You might think that, especially in the light of recent history, preparing for any and all eventualities might be the most prudent course, right? Wrong: Preparing for an Iranian nuclear weapon is simply evidence of a lack of national willpower. “If prevention fails,” Smith wrote, in possibly the best one-sentence distillation of the neoconservative view of foreign policy I’ve ever read, “it is not because Obama is not able to stop Iran, it is because the commander-in-chief has chosen not to.” That’s right, friends: If we fail, it’s only because we didn’t want it badly enough. 

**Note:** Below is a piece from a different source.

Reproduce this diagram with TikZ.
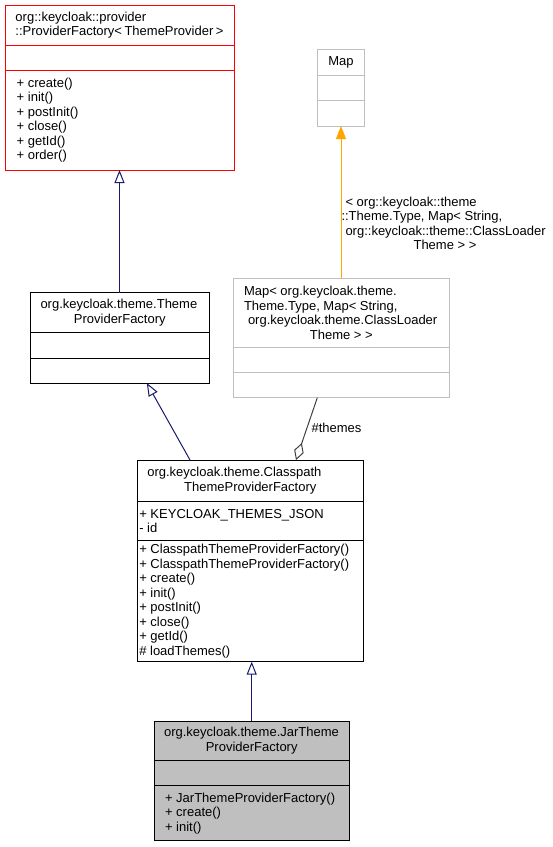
\documentclass[tikz,border=0pt]{standalone}
\usepackage{fontspec}
\setmainfont{Liberation Sans}
\usepackage{xcolor}
\usetikzlibrary{arrows.meta, positioning}

\definecolor{edgeblue}{HTML}{191970}
\definecolor{edgegray}{HTML}{404040}
\definecolor{boxgray}{HTML}{BFBFBF}
\definecolor{edgeorange}{HTML}{FFA500}
\newcommand{\umlfont}{\fontsize{13}{14.5}\selectfont}
\newcommand{\lastline}[1]{\\\hbox to\hsize{\hfil#1\hfil}}

\begin{document}
\begin{tikzpicture}[x=1pt, y=-1pt,
    part/.style={rectangle, draw, line width=1pt, outer sep=0pt, inner ysep=0pt, align=flush left, font=\umlfont},
    title/.style={part, anchor=north},
    inherit/.style={-{Triangle[open, fill=white, length=13pt, width=10pt]}, edgeblue, line width=1pt},
    tmpl/.style={-{Triangle[length=13pt, width=10pt]}, edgeorange, line width=1pt},
    usage/.style={{Diamond[open, fill=white, length=18pt, width=10pt]}-, edgegray, line width=1pt}
]
\useasboundingbox (0,0) rectangle (553,847);

% ProviderFactory template
\node[title, draw=red, text width=208pt, inner xsep=10.5pt, minimum height=40.7pt] (pf) at (119.5,5)
    {org::keycloak::provider\lastline{::ProviderFactory< ThemeProvider >}};
\node[part, draw=red, text width=208pt, inner xsep=10.5pt, minimum height=25pt, below=0pt of pf] (pfattr) {};
\node[part, draw=red, text width=205.6pt, inner xsep=11.7pt, minimum height=99.3pt, below=0pt of pfattr] (pfops)
    {+ create()\\+ init()\\+ postInit()\\+ close()\\+ getId()\\+ order()};

% Map
\node[title, draw=boxgray, text width=26.5pt, inner xsep=10pt, minimum height=25.7pt, align=center] (map) at (341,49.3) {Map};
\node[part, draw=boxgray, text width=26.5pt, inner xsep=10pt, minimum height=25.7pt, below=0pt of map] (mapattr) {};
\node[part, draw=boxgray, text width=26.5pt, inner xsep=10pt, minimum height=25.3pt, below=0pt of mapattr] (mapops) {};

% ThemeProviderFactory
\node[title, text width=158.6pt, inner xsep=10.2pt, minimum height=39.6pt] (tpf) at (119.8,292.7)
    {org.keycloak.theme.Theme\lastline{ProviderFactory}};
\node[part, text width=158.6pt, inner xsep=10.2pt, minimum height=25.7pt, below=0pt of tpf] (tpfattr) {};
\node[part, text width=158.6pt, inner xsep=10.2pt, minimum height=25pt, below=0pt of tpfattr] (tpfops) {};

% Map instance
\node[title, draw=boxgray, text width=194.6pt, inner xsep=10.7pt, minimum height=69pt] (mapt) at (341.3,278.3)
    {Map< org.keycloak.theme.\\Theme.Type, Map< String,\\\hspace*{4pt}org.keycloak.theme.ClassLoader\lastline{Theme > >}};
\node[part, draw=boxgray, text width=194.6pt, inner xsep=10.7pt, minimum height=25.4pt, below=0pt of mapt] (maptattr) {};
\node[part, draw=boxgray, text width=194.6pt, inner xsep=10.7pt, minimum height=25pt, below=0pt of maptattr] (maptops) {};

% ClasspathThemeProviderFactory
\node[title, text width=206pt, inner xsep=10pt, minimum height=41.7pt] (cp) at (250.3,460)
    {org.keycloak.theme.Classpath\lastline{ThemeProviderFactory}};
\node[part, text width=222pt, inner xsep=2pt, minimum height=39pt, below=0pt of cp] (cpattr)
    {+ KEYCLOAK\_THEMES\_JSON\\- id};
\node[part, text width=222pt, inner xsep=2pt, minimum height=121pt, below=0pt of cpattr] (cpops)
    {+ ClasspathThemeProviderFactory()\\+ ClasspathThemeProviderFactory()\\+ create()\\+ init()\\+ postInit()\\+ close()\\+ getId()\\\# loadThemes()};

% JarThemeProviderFactory
\node[title, fill=boxgray, text width=175.3pt, inner xsep=10pt, minimum height=39.7pt] (jar) at (251.7,721)
    {org.keycloak.theme.JarTheme\lastline{ProviderFactory}};
\node[part, fill=boxgray, text width=173.3pt, inner xsep=11pt, minimum height=25pt, below=0pt of jar] (jarattr) {};
\node[part, fill=boxgray, text width=173.3pt, inner xsep=11pt, minimum height=55pt, below=0pt of jarattr] (jarops)
    {+ JarThemeProviderFactory()\\+ create()\\+ init()};

% Arrows
\draw[inherit] (tpf.north -| pfops.south) -- (pfops.south);
\draw[inherit] ([xshift=-60.3pt]cp.north) -- ([xshift=27pt]tpfops.south);
\draw[inherit] (jar.north) -- (jar.north |- cpops.south);
\draw[tmpl] (mapt.north -| mapops.south) -- node[pos=0.36, anchor=west, inner sep=0pt, text=black, text width=207pt, align=flush left, font=\umlfont]
    {\hspace*{4pt}< org::keycloak::theme\\::Theme.Type, Map< String,\\\hspace*{4pt}org::keycloak::theme::ClassLoader\lastline{Theme > >}} (mapops.south);
\draw[usage] ([xshift=45.7pt]cp.north) -- node[pos=0.52, right, inner sep=4pt, text=black, font=\umlfont] {\#themes} ([xshift=-24pt]maptops.south);

\end{tikzpicture}
\end{document}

It’s easy to mock this sort of thinking. Indeed, we should. But we should also recognize how dangerously attractive the idea that we can create specific outcomes simply through the application of military force remains for many in Washington, especially against an enemy as easily condemned and caricatured as the Islamic Republic of Iran.The idea here isn’t that any option should be abandoned but that every option should be genuinely and energetically explored.

Fortunately, that number is not what it once was, at least for the moment. Jeremiads like Gerecht’s and Smith’s should be taken as evidence that less militaristic, more nuanced arguments for addressing the Iranian challenge are finding traction in the Washington policy debate, even if railing against the Islamic Republic remains one of the city’s easiest political lifts. The idea here isn’t that any option should be abandoned but that every option should be genuinely and energetically explored.

“The U.S. can still do a lot to dissuade Iran from continuing its nuclear progress, but the decision ultimately lies in Tehran,” says Alireza Nader, an Iran analyst at the RAND Corporation and author of a new report on how a nuclear-armed Iran might behave. “Even military strikes against Iran are not guaranteed to end Iran’s nuclear know-how or to cease its desire for the ultimate form of deterrence.”

More than four years after President Barack Obama first attempted to reach out to the Islamic Republic, Iran remains a thorny and complicated challenge for policymakers. But the real policy divide in Washington today is between those who want to broaden the debate and look at every possible solution and those who want to constrain it in order to point us toward only one.